When the river is not affected by fresh water, currents run at a maximum rate of 1.5 knots.
After considerable heavy rain in the Hunter River catchment the Ebb tide induced current may exceed 3.0 knots.
Wind and Sea
The entrance is subject to swell conditions and on an average of 3 - 5 days a year the port may be closed due to weather.
During Summer, afternoon NE sea breezes up to 25.0 knots are regular. Approximately every 3 days, the passage of a cold front will be associated with fresh S sector winds. Occasionally, at the end of a hot day, a Southerly ‘Buster’ with gale force winds can persist for several hours.
During Autumn, there is an increase in cyclonic depressions (known locally as the ‘East Coast Low’) in the central Tasman Sea. These produce gale force winds (that generally persist for several days) causing rapid formation of significant swells.

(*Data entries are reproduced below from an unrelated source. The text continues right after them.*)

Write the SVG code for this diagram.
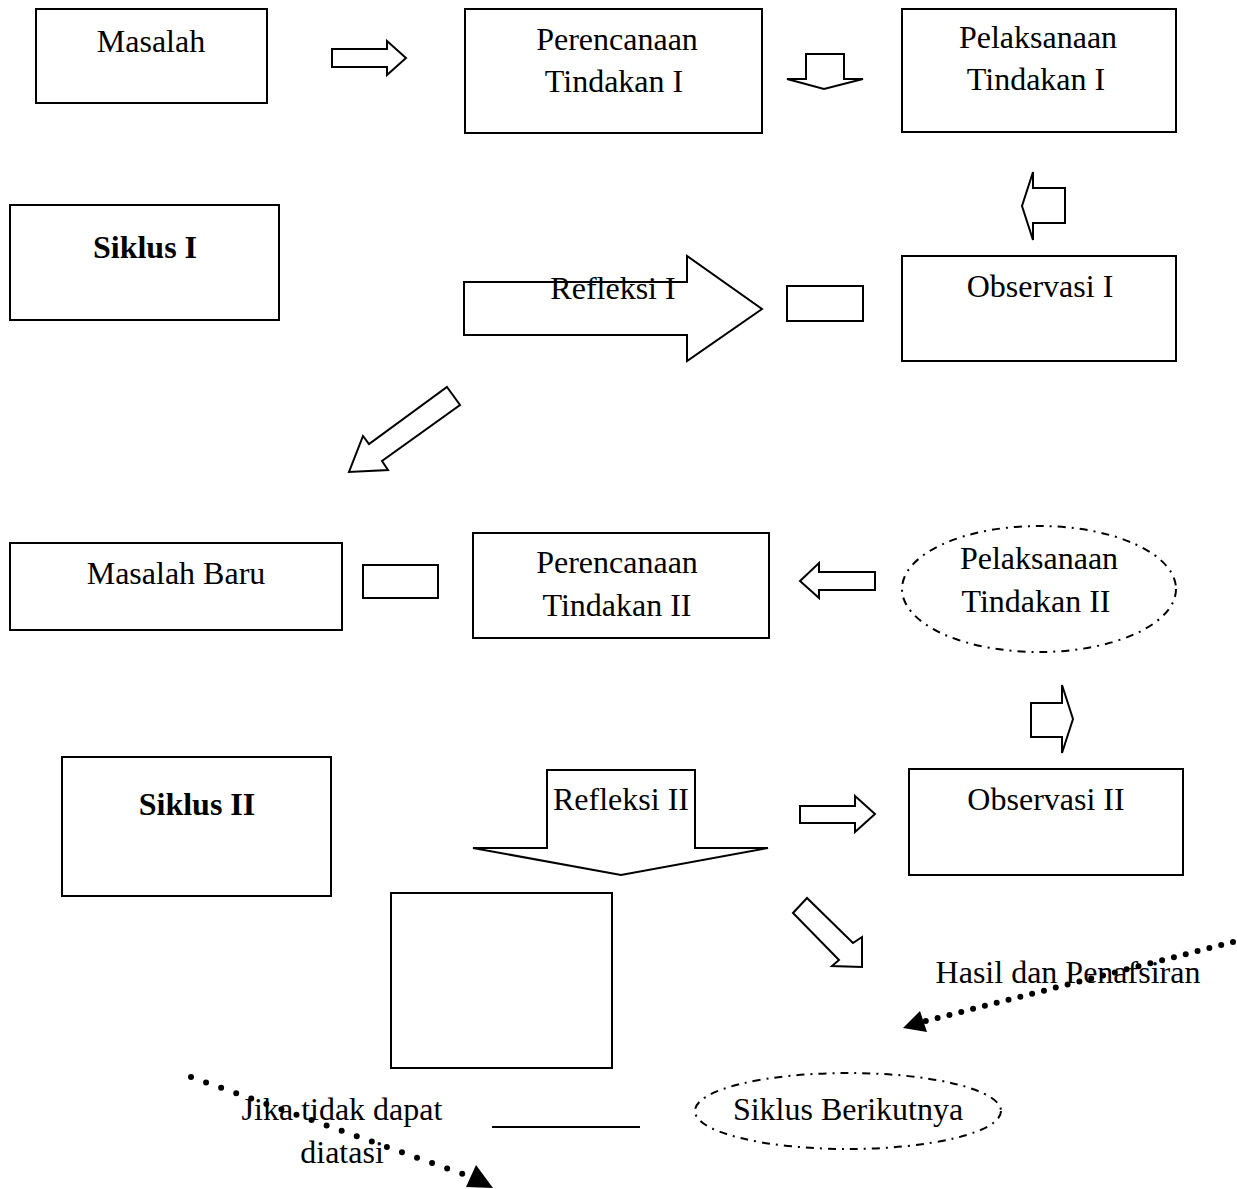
<svg xmlns="http://www.w3.org/2000/svg" width="1237" height="1189" viewBox="0 0 1237 1189">
<style>
.b{fill:#fff;stroke:#000;stroke-width:2}
.t{font-family:"Liberation Serif","Times New Roman",serif;font-size:32px;fill:#000;text-anchor:middle}
.bold{font-weight:bold}
.dash{fill:none;stroke:#000;stroke-width:2;stroke-dasharray:8 6 2 6}
.dot{fill:none;stroke:#000;stroke-width:6;stroke-linecap:round}
</style>
<rect width="1237" height="1189" fill="#fff"/>
<g id="connectors">
<polygon class="b" points="332,49 387,49 387,41 406,58 387,75 387,67 332,67"/>
<polygon class="b" points="806,54 844,54 844,79 863,79 824,89 787,79 806,79"/>
<polygon class="b" points="1065,188 1033,188 1033,172 1022,206 1033,240 1033,223 1065,223"/>
<polygon class="b" points="464,282 687,282 687,256 762,309 687,361 687,335 464,335"/>
<polygon class="b" points="447,387 460,405 382,461 388,470 349,472 363,436 369,444"/>
<polygon class="b" points="875,572 819,572 819,563 800,581 819,598 819,590 875,590"/>
<polygon class="b" points="1031,703 1062,703 1062,685 1073,719 1062,753 1062,737 1031,737"/>
<polygon class="b" points="547,770 695,770 695,848 768,848 621,875 473,848 547,848"/>
<polygon class="b" points="800,806 855,806 855,796 875,814 855,832 855,823 800,823"/>
<polygon class="b" points="793,913 807,898 853,943 862,937 862,967 832,966 839,960"/>
<path class="dot" d="M1233,942 L922,1022" stroke-dasharray="0 12.2"/>
<polygon points="903,1028 920,1011 927,1032" fill="#000"/>
<path class="dot" d="M191,1077 L471,1177" stroke-dasharray="0 16"/>
<polygon points="493,1188 466,1187 476,1165" fill="#000"/>
<line x1="492" y1="1127" x2="640" y2="1127" stroke="#000" stroke-width="2"/>
</g>
<g id="masalah"><rect class="b" x="36" y="9" width="231" height="94"/><text class="t" x="151" y="52">Masalah</text></g>
<g id="perencanaan1"><rect class="b" x="465" y="9" width="297" height="124"/><text class="t" x="617" y="50">Perencanaan</text><text class="t" x="614" y="92">Tindakan I</text></g>
<g id="pelaksanaan1"><rect class="b" x="902" y="9" width="274" height="123"/><text class="t" x="1038" y="48">Pelaksanaan</text><text class="t" x="1036" y="90">Tindakan I</text></g>
<g id="siklus1"><rect class="b" x="10" y="205" width="269" height="115"/><text class="t bold" x="145" y="258">Siklus I</text></g>
<g id="refleksi1"><text class="t" x="613" y="299">Refleksi I</text></g>
<g id="smallrect1"><rect class="b" x="787" y="286" width="76" height="35"/></g>
<g id="observasi1"><rect class="b" x="902" y="256" width="274" height="105"/><text class="t" x="1040" y="297">Observasi I</text></g>
<g id="masalahbaru"><rect class="b" x="10" y="543" width="332" height="87"/><text class="t" x="176" y="584">Masalah Baru</text></g>
<g id="smallrect2"><rect class="b" x="363" y="565" width="75" height="33"/></g>
<g id="perencanaan2"><rect class="b" x="473" y="533" width="296" height="105"/><text class="t" x="617" y="573">Perencanaan</text><text class="t" x="617" y="616">Tindakan II</text></g>
<g id="pelaksanaan2"><ellipse class="dash" cx="1039" cy="589" rx="137" ry="63"/><text class="t" x="1039" y="569">Pelaksanaan</text><text class="t" x="1036" y="612">Tindakan II</text></g>
<g id="siklus2"><rect class="b" x="62" y="757" width="269" height="139"/><text class="t bold" x="197" y="815">Siklus II</text></g>
<g id="refleksi2"><text class="t" x="621" y="810">Refleksi II</text></g>
<g id="observasi2"><rect class="b" x="909" y="769" width="274" height="106"/><text class="t" x="1046" y="810">Observasi II</text></g>
<g id="square"><rect class="b" x="391" y="893" width="221" height="175"/></g>
<g id="hasil"><text class="t" x="1068" y="983">Hasil dan Penafsiran</text></g>
<g id="jika"><text class="t" x="342" y="1120">Jika tidak dapat</text><text class="t" x="342" y="1163">diatasi</text></g>
<g id="siklusberikutnya"><ellipse class="dash" cx="848" cy="1111" rx="153" ry="38"/><text class="t" x="848" y="1120">Siklus Berikutnya</text></g>
</svg>
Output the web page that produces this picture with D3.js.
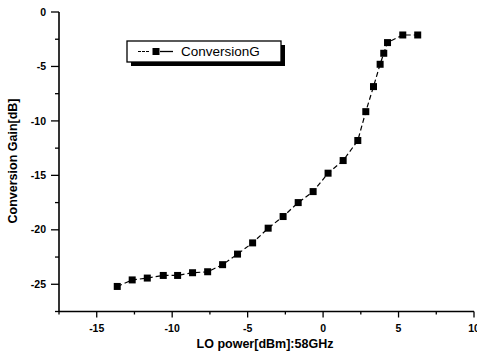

During Winter, W sector winds are associated with fast moving depressions and cold fronts consisting of polar maritime air that often produce rain. Deep Lows in the Tasman Sea are a regular feature. Occasionally lows form close to the NSW coast and cause extreme weather.
Early Spring is often characterised by periods of strong NW winds. The East Coast Low may still form in the Tasman Sea
(as mentioned above). Later in Spring the W sector winds ease with the warmer weather and light afternoon NE sea breezes commence.
When conditions suit at night, radiation fog can form over low-lying areas to the N and W of the port. Light katabatic NW winds move the fog over the port area and may remain until mid morning.